Print the lines of the listing below verbatim from its first line through the line bearing "fig = go.Figure()". Any pictures are to be omitted.
— start of Material —
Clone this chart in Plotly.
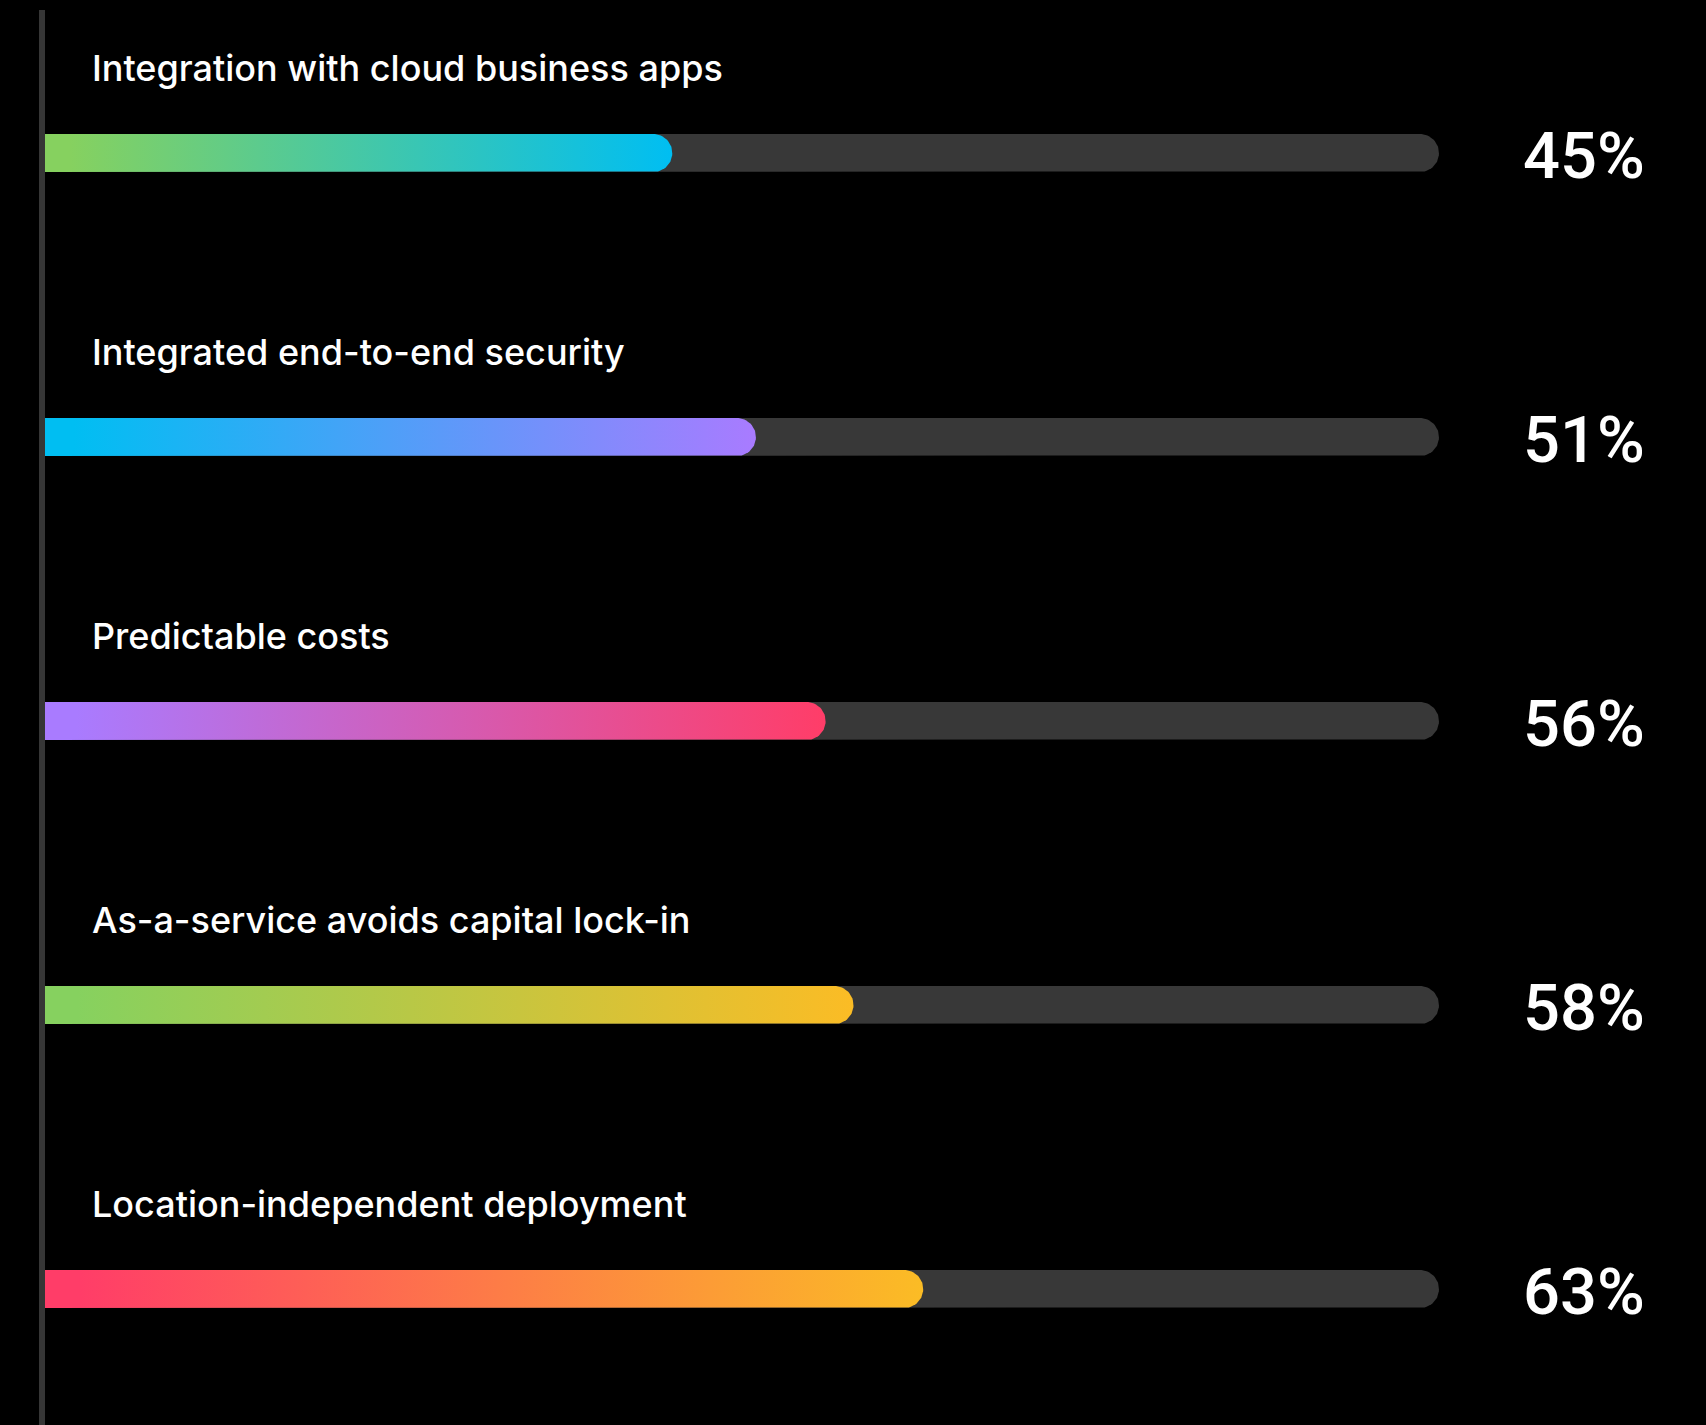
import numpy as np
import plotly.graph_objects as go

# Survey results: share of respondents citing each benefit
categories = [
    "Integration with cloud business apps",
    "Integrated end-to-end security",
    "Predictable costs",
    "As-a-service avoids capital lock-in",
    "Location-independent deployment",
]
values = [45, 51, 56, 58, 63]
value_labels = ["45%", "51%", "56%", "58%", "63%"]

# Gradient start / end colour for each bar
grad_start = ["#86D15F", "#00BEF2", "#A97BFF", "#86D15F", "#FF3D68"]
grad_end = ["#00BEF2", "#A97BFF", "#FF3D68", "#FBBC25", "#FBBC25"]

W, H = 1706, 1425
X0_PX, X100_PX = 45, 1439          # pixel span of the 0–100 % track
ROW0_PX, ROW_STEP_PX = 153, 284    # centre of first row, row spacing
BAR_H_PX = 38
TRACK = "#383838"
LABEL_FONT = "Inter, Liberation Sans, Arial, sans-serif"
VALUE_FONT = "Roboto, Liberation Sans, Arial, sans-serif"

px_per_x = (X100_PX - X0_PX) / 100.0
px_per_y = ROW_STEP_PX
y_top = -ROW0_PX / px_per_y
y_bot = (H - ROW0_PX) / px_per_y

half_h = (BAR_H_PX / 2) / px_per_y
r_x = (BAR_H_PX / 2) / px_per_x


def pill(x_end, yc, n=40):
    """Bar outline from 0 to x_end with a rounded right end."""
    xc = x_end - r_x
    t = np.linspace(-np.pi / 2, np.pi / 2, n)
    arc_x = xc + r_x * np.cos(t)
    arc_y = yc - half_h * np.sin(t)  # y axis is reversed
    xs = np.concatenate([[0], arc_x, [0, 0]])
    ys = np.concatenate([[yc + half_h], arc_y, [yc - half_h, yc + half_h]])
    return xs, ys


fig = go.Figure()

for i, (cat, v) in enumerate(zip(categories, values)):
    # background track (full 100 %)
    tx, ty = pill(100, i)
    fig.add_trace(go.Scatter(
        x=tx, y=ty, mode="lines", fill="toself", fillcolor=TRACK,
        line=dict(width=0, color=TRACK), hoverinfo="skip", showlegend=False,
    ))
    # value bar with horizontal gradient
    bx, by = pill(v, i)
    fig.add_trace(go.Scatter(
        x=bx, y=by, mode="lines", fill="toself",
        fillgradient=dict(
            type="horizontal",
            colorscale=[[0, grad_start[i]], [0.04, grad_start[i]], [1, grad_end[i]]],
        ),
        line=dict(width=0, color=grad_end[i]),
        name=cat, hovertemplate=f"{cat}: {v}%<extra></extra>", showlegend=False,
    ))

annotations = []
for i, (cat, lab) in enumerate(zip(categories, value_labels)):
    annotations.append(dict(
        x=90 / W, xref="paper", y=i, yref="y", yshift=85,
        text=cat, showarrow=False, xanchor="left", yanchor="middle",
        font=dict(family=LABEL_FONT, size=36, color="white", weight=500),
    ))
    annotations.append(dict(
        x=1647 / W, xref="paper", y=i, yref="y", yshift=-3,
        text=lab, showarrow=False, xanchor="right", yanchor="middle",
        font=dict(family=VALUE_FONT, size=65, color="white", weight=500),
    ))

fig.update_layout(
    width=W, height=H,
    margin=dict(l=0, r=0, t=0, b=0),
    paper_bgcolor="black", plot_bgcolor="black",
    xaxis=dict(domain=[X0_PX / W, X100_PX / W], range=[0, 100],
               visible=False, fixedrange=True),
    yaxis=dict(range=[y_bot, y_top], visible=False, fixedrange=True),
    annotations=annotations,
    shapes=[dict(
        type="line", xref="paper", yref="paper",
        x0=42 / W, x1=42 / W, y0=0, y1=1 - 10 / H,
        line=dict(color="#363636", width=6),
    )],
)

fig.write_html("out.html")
— end of Material —
■ **Result of the exercise**:
Clone this chart in Plotly.
import numpy as np
import plotly.graph_objects as go

# Survey results: share of respondents citing each benefit
categories = [
    "Integration with cloud business apps",
    "Integrated end-to-end security",
    "Predictable costs",
    "As-a-service avoids capital lock-in",
    "Location-independent deployment",
]
values = [45, 51, 56, 58, 63]
value_labels = ["45%", "51%", "56%", "58%", "63%"]

# Gradient start / end colour for each bar
grad_start = ["#86D15F", "#00BEF2", "#A97BFF", "#86D15F", "#FF3D68"]
grad_end = ["#00BEF2", "#A97BFF", "#FF3D68", "#FBBC25", "#FBBC25"]

W, H = 1706, 1425
X0_PX, X100_PX = 45, 1439          # pixel span of the 0–100 % track
ROW0_PX, ROW_STEP_PX = 153, 284    # centre of first row, row spacing
BAR_H_PX = 38
TRACK = "#383838"
LABEL_FONT = "Inter, Liberation Sans, Arial, sans-serif"
VALUE_FONT = "Roboto, Liberation Sans, Arial, sans-serif"

px_per_x = (X100_PX - X0_PX) / 100.0
px_per_y = ROW_STEP_PX
y_top = -ROW0_PX / px_per_y
y_bot = (H - ROW0_PX) / px_per_y

half_h = (BAR_H_PX / 2) / px_per_y
r_x = (BAR_H_PX / 2) / px_per_x


def pill(x_end, yc, n=40):
    """Bar outline from 0 to x_end with a rounded right end."""
    xc = x_end - r_x
    t = np.linspace(-np.pi / 2, np.pi / 2, n)
    arc_x = xc + r_x * np.cos(t)
    arc_y = yc - half_h * np.sin(t)  # y axis is reversed
    xs = np.concatenate([[0], arc_x, [0, 0]])
    ys = np.concatenate([[yc + half_h], arc_y, [yc - half_h, yc + half_h]])
    return xs, ys


fig = go.Figure()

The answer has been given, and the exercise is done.